Problem:
Please transcribe the listing below in full and word for word, without its pictures.

━━ Information supplied

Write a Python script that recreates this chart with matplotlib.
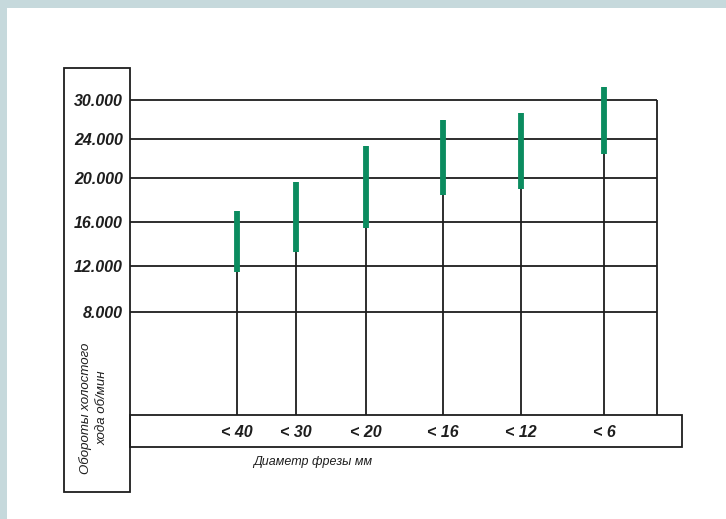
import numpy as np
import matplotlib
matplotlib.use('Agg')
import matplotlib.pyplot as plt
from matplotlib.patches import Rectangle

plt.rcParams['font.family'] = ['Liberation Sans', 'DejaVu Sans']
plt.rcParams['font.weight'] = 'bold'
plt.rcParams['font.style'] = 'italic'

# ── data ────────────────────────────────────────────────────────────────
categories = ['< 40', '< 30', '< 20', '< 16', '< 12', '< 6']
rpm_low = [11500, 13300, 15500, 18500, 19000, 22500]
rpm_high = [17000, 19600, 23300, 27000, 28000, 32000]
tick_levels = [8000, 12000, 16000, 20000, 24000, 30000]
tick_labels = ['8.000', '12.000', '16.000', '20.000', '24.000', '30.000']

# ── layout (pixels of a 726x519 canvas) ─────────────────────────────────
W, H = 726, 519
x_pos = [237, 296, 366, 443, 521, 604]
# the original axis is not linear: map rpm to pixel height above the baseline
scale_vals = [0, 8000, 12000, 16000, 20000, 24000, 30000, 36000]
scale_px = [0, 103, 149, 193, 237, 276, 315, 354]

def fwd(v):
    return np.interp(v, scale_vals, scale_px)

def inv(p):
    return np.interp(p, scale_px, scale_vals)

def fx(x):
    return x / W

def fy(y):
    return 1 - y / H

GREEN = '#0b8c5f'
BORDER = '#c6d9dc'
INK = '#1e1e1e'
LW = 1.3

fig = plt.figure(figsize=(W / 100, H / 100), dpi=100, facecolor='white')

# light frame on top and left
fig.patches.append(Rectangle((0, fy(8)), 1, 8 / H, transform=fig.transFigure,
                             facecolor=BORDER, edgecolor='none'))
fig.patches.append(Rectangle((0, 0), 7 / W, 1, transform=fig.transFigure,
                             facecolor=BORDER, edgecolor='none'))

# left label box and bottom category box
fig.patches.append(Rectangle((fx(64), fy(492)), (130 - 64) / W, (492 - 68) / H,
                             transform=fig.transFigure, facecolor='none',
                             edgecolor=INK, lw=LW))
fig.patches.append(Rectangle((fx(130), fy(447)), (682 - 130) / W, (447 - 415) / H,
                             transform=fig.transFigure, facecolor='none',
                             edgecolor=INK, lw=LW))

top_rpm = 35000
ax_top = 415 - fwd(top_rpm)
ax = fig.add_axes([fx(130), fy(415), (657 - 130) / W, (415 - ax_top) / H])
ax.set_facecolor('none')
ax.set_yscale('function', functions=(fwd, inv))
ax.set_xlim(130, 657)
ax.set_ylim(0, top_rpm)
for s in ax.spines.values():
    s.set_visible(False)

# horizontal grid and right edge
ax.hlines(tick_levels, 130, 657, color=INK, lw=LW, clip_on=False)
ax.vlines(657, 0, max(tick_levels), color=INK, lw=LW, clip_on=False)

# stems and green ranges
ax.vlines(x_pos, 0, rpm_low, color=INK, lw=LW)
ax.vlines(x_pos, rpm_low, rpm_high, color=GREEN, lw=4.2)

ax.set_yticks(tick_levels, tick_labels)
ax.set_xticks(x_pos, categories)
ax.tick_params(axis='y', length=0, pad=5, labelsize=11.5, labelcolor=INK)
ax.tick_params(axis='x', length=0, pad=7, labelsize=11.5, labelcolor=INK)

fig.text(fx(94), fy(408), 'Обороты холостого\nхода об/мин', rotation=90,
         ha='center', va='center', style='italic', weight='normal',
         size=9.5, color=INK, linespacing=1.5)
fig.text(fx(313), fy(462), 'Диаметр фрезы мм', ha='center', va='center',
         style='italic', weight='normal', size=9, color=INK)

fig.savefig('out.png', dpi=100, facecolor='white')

━━━━

Solution to the exercise:
Write a Python script that recreates this chart with matplotlib.
import numpy as np
import matplotlib
matplotlib.use('Agg')
import matplotlib.pyplot as plt
from matplotlib.patches import Rectangle

plt.rcParams['font.family'] = ['Liberation Sans', 'DejaVu Sans']
plt.rcParams['font.weight'] = 'bold'
plt.rcParams['font.style'] = 'italic'

# ── data ────────────────────────────────────────────────────────────────
categories = ['< 40', '< 30', '< 20', '< 16', '< 12', '< 6']
rpm_low = [11500, 13300, 15500, 18500, 19000, 22500]
rpm_high = [17000, 19600, 23300, 27000, 28000, 32000]
tick_levels = [8000, 12000, 16000, 20000, 24000, 30000]
tick_labels = ['8.000', '12.000', '16.000', '20.000', '24.000', '30.000']

# ── layout (pixels of a 726x519 canvas) ─────────────────────────────────
W, H = 726, 519
x_pos = [237, 296, 366, 443, 521, 604]
# the original axis is not linear: map rpm to pixel height above the baseline
scale_vals = [0, 8000, 12000, 16000, 20000, 24000, 30000, 36000]
scale_px = [0, 103, 149, 193, 237, 276, 315, 354]

def fwd(v):
    return np.interp(v, scale_vals, scale_px)

def inv(p):
    return np.interp(p, scale_px, scale_vals)

def fx(x):
    return x / W

def fy(y):
    return 1 - y / H

GREEN = '#0b8c5f'
BORDER = '#c6d9dc'
INK = '#1e1e1e'
LW = 1.3

fig = plt.figure(figsize=(W / 100, H / 100), dpi=100, facecolor='white')

# light frame on top and left
fig.patches.append(Rectangle((0, fy(8)), 1, 8 / H, transform=fig.transFigure,
                             facecolor=BORDER, edgecolor='none'))
fig.patches.append(Rectangle((0, 0), 7 / W, 1, transform=fig.transFigure,
                             facecolor=BORDER, edgecolor='none'))

# left label box and bottom category box
fig.patches.append(Rectangle((fx(64), fy(492)), (130 - 64) / W, (492 - 68) / H,
                             transform=fig.transFigure, facecolor='none',
                             edgecolor=INK, lw=LW))
fig.patches.append(Rectangle((fx(130), fy(447)), (682 - 130) / W, (447 - 415) / H,
                             transform=fig.transFigure, facecolor='none',
                             edgecolor=INK, lw=LW))

top_rpm = 35000
ax_top = 415 - fwd(top_rpm)
ax = fig.add_axes([fx(130), fy(415), (657 - 130) / W, (415 - ax_top) / H])
ax.set_facecolor('none')
ax.set_yscale('function', functions=(fwd, inv))
ax.set_xlim(130, 657)
ax.set_ylim(0, top_rpm)
for s in ax.spines.values():
    s.set_visible(False)

# horizontal grid and right edge
ax.hlines(tick_levels, 130, 657, color=INK, lw=LW, clip_on=False)
ax.vlines(657, 0, max(tick_levels), color=INK, lw=LW, clip_on=False)

# stems and green ranges
ax.vlines(x_pos, 0, rpm_low, color=INK, lw=LW)
ax.vlines(x_pos, rpm_low, rpm_high, color=GREEN, lw=4.2)

ax.set_yticks(tick_levels, tick_labels)
ax.set_xticks(x_pos, categories)
ax.tick_params(axis='y', length=0, pad=5, labelsize=11.5, labelcolor=INK)
ax.tick_params(axis='x', length=0, pad=7, labelsize=11.5, labelcolor=INK)

fig.text(fx(94), fy(408), 'Обороты холостого\nхода об/мин', rotation=90,
         ha='center', va='center', style='italic', weight='normal',
         size=9.5, color=INK, linespacing=1.5)
fig.text(fx(313), fy(462), 'Диаметр фрезы мм', ha='center', va='center',
         style='italic', weight='normal', size=9, color=INK)

fig.savefig('out.png', dpi=100, facecolor='white')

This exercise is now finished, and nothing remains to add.